Best/Worst Of The Decade: Comedy

We continue our look back at the past cinematic decade by genre with a list that contains two titles that have the word “Dynamite” in them.

Best:

The 40-Year Old Virgin (2005)

With a title like this one, you would be safe to expect a racy sex comedy that pokes fun at its central character. You would expect the character to be a pathetic nerd with little to redeem himself. But this is a film that defies expectations.

What you get is a thoughtful comedy where the main character is portrayed with dignity and respect. Steve Carell gives a performance that doesn’t make Andy a stereotypical geek but a human being with a shyness and awkwardness that makes us laugh with the character instead of just at him. There is a lot of ribald humor in here, much of it improvised by the cast, so the film is laugh out loud funny. But it is never cruel or heartless. Instead, it is touching and heart-warming.

The film not only launched the careers of many of today’s biggest stars and made Judd Apatow a major player in the film industry; it also stands as a revolutionary force in film comedy. You can be wild and raucous yet still have an emotional core. – William Gatevackes

The Aristocrats (2005)

“The Aristocrats” isn’t so much a joke as it is a playground for comics to flex their humor muscles and to push boundaries. It’s comedic jazz, allowing it’s teller to improvise on any number of themes before coming back around to the punchline. And like great jazz, there are a number of differing interpretations – from the straightforward to variations where the joke is told as a card trick (see the NSFW clip below), through mime and even clever inversions of the joke’s premise and punchline.

Comics Paul Prevenza and Penn Gillette (of Penn and Teller) have turned cameras on their numerous friends in the industry to talk about the joke and tell their favorite version of it.

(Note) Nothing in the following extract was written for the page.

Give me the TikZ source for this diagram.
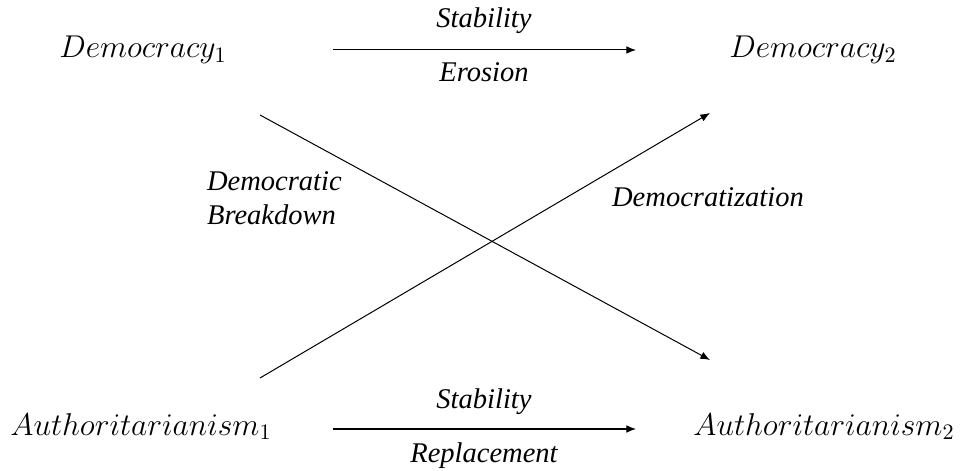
\RequirePackage{fix-cm}
\documentclass[tikz,border=0pt]{standalone}
\usepackage{fontspec}
\newfontfamily\labelfont{Liberation Serif Italic}
\usetikzlibrary{positioning}
\usetikzlibrary{arrows.meta}
\tikzset{
  state/.style={font=\fontsize{15.7}{19}\selectfont, anchor=base},
  path label/.style={font=\fontsize{14.2}{17}\labelfont, anchor=base},
  trans/.style={-{Latex[length=4.8pt,width=3.8pt]}, line width=0.5pt}
}
\begin{document}
\begin{tikzpicture}[x=0.7cm,y=0.7cm]
		\useasboundingbox (0,0) rectangle (24,11.75);
		% Define the regime states
		\node[state] (D1) at (3.575,10.3) {$Democracy_1$};
		\node[state] (D2) at (20.325,10.3) {$Democracy_2$};
		\node[state] (A1) at (3.525,0.875) {$Authoritarianism_1$};
		\node[state] (A2) at (20.6,0.875) {$Authoritarianism_2$};

		% Define the ends of the transitions
		\coordinate (D1e) at (8.325,10.5);
		\coordinate (D2w) at (15.9,10.5);
		\coordinate (A1e) at (8.325,1.025);
		\coordinate (A2w) at (15.9,1.025);
		\coordinate (D1s) at (6.5,8.875);
		\coordinate (A2n) at (17.75,2.75);
		\coordinate (A1n) at (6.5,2.3);
		\coordinate (D2s) at (17.75,8.925);

		% Draw the transitions
		\draw[trans] (D1e) -- (D2w);
		\draw[trans] (A1e) -- (A2w);
		\draw[trans] (D1s) -- (A2n);
		\draw[trans] (A1n) -- (D2s);

		% Labels of the transitions
		\node[path label] (stabD) at (12.1,11.05) {Stability};
		\node[path label] (eros) at (12.1,9.7) {Erosion};
		\node[path label] (stabA) at (12.1,1.55) {Stability};
		\node[path label] (repl) at (12.1,0.2) {Replacement};
		\node[path label, anchor=west, align=left] (brk) at (5.0,6.8) {Democratic\\Breakdown};
		\node[path label] (demz) at (17.7,6.575) {Democratization};
	\end{tikzpicture}
\end{document}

At once a crash course on comedy theory and the raunchiest stand-up show ever, The Aristocrats will most likely both entertain and offend you. – Rich Drees

Black Dynamite (2009)

At once a loving tribute and a send-up of 1970s blaxploitation flicks, Black Dynamite is simply the best genre spoof since Airplane!. Michael Jai White is perfect as the titular hero, an ex-CIA agent/ pimp who brings his own brand of justice to the streets as he takes on the Man trying to keep the brothers down. The key to the film’s success is that it plays things absolutely, dead-pan straight. Presenting itself as a forgotten film produced 35 years ago, with all the flaws inherent in many of those low-budget productions, the film is filled with visible boom mics, hilariously stilted dialogue, gratuitous violence and nudity and more. Like the perfect wording of a joke, it’s that extra attention to detail that sells the comedy. – RD

The Hangover (2009)
Four men go to Las Vegas to celebrate one of their number’s impending nuptials. They wake the next morning to find their suite trashed, a tiger in the bathroom, a baby in the closet and the groom-to-be among the missing. They need to retrace their steps to find out what happened.

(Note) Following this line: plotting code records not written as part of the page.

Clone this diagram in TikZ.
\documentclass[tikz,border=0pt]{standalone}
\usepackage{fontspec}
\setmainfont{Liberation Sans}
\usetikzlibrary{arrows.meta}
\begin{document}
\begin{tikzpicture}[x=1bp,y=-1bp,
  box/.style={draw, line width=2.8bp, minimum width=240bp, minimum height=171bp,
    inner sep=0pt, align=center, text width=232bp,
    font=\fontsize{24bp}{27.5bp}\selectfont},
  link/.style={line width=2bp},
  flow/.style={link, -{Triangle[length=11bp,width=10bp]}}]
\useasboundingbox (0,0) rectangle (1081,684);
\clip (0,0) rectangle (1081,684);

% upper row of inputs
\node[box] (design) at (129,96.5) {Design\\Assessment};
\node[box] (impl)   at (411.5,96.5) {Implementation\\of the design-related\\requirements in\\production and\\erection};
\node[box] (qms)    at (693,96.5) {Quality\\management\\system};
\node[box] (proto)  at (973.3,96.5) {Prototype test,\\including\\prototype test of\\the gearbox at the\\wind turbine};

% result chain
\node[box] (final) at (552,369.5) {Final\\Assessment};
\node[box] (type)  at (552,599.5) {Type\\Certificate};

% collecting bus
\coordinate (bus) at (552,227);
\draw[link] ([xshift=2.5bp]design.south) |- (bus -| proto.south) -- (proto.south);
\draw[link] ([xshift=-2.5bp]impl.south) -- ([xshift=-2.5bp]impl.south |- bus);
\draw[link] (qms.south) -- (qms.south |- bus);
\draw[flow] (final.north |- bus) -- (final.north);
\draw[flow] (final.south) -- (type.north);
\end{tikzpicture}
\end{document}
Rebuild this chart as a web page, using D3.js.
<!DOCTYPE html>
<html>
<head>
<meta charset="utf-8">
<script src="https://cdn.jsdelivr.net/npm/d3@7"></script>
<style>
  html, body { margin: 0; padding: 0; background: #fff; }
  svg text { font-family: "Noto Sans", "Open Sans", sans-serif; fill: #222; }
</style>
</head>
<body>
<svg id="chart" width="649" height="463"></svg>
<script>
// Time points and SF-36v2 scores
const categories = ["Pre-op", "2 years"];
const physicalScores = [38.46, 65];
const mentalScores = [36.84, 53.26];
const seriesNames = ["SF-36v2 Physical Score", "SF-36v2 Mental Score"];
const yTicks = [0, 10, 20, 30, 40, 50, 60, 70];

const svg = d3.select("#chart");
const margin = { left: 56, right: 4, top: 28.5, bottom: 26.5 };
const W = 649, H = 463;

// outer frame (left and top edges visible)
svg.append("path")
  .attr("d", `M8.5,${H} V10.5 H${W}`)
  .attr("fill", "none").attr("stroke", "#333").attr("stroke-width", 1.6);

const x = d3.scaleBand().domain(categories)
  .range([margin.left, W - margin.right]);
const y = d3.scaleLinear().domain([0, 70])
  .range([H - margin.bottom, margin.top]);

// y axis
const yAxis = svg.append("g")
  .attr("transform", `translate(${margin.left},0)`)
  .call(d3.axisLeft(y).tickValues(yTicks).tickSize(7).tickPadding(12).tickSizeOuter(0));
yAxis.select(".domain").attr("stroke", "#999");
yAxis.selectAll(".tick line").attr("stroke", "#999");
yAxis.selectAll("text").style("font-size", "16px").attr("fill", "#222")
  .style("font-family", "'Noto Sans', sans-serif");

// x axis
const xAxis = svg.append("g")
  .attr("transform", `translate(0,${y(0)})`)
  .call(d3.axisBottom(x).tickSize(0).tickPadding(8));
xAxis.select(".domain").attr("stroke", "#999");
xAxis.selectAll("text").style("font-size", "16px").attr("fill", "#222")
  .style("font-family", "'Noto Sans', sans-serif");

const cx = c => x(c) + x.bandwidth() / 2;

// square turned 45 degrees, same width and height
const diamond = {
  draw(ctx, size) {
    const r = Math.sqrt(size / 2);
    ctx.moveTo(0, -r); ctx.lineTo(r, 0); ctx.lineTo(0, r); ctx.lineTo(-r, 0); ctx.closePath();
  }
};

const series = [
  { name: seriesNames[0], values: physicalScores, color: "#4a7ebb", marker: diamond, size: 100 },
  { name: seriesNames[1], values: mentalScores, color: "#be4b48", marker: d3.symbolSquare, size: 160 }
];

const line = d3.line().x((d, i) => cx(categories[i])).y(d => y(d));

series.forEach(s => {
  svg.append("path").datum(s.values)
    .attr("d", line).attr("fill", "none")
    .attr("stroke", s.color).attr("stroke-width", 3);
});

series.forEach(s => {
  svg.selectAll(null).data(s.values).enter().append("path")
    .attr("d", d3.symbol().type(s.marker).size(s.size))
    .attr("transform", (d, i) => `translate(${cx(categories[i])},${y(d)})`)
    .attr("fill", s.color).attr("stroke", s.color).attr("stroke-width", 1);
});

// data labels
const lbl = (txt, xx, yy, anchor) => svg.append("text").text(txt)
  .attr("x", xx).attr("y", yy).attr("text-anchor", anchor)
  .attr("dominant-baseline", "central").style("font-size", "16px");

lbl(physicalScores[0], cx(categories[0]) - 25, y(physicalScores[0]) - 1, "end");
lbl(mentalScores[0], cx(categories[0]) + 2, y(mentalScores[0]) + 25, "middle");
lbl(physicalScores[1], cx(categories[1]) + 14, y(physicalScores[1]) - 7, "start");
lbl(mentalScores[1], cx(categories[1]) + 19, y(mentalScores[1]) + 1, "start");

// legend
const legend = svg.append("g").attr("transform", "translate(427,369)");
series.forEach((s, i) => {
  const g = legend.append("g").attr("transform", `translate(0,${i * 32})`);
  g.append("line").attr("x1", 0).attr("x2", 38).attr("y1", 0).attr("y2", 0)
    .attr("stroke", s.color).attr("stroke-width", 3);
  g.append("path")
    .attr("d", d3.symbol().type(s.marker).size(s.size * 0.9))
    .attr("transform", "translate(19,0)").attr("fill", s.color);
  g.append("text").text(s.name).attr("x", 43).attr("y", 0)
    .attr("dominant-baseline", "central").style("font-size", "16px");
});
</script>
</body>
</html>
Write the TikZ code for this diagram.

This wacky aftermath could very easily been played for a weak farce. Logic could have been sacrificed for a cheap laugh. But the tight script provides a believable reason for the carnage inflicted on these characters. The events of the night before might not be plausible but they were possible.

That being said, it would be hard to see the film done with a different cast. Bradley Cooper, Ed Helms, and Zach Galifianakis played three radically different people, friendly only due to a flimsy association, who bond as the undertake their mission of discovery. But each actor brings his own brand of charm and likability to the role, and that’s what makes us stay interested. – WG

Napoleon Dynamite (2004)

I first saw Napoleon Dynamite at one of those advanced screenings that M-TV was using to build buss for the film in the months leading up to its general release. After spending the next day discussing the movie with my girlfriend for longer than the film’s runtime, I knew that this quirky, awkward comedy could very well be a “big thing.” And while I don’t think that director Jared Hess has yet to really live up to the potential promised with this debut film, there is no denying that for a brief moment the film was the “big thing.”

Of course, as what often happens with popular comedies, everyone soon began quoting the film in an attempt to appear funny themselves. The only result was that the public burned out on the film fairly quickly. I call this “Austin Powers ‘Yeah baby!’ Syndrome.”But no matter how the public reacted, there is no mistaking that Jon Heder’s performance as the awkward, curl-haired and clueless Napoleon is one for the ages. – RD

Ocean’s Eleven (2001)

When it was announced that they were doing a remake of the original Ocean’s Eleven, one had to question the logic of it. After all, that movie was more an excuse for the Rat Pack to appear on film together than a cinematic masterpiece. And since there was no equal to the Rat Pack around today, the idea seemed rather superfluous.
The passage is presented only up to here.